KOLKATA - "The only way you multiply resources is with technology. To affect poverty, energy, health, education, or anything else - there is no other way."
Indian-American billionaire businessman Vinod Khosla.
Good health drives success, innovation, creativity, planning, and all such activities that are required to keep a nation running. Intellectuals often state that a nation failing in good health fails in many other important aspects, including education. Good health is directly proportional to an excellent education, and education and good health are important economic tools, crucial to the development of a nation. Unfortunately, discourses on ‘health and education being fundamental rights’ rarely find an appropriate translation in India. The inequality and inequity in the distribution of education and health services is a long-standing issue, above all in rural India.

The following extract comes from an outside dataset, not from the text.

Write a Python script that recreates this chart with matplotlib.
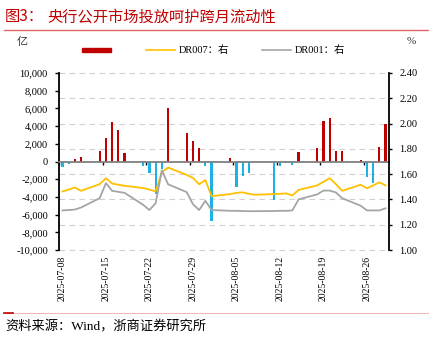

Children in rural India do not get the luxury afforded to public schools, funded by the government and entrepreneurs, and this wide stratification in society has become even more apparent during the COVID-19 pandemic when schools nationwide had to close. Children from impoverished rural families rely heavily on schools for not only education, but for their free ‘mid-day meals.’ School closures caused by the pandemic set off a domino effect. Not only did rural kids fall behind in their learning, but inadequate nutrition made them more vulnerable to illness, disease and, of course, coronavirus, which amplified community transmissions. Health experts reported that rural children were dying in droves from the pandemic. Many of those infected showed no signs of virus awareness and often remained unaware of its symptoms. This problem of lack of awareness, coupled with a dearth of health experts and doctors in rural areas, lowered the health profile of the nation as a whole.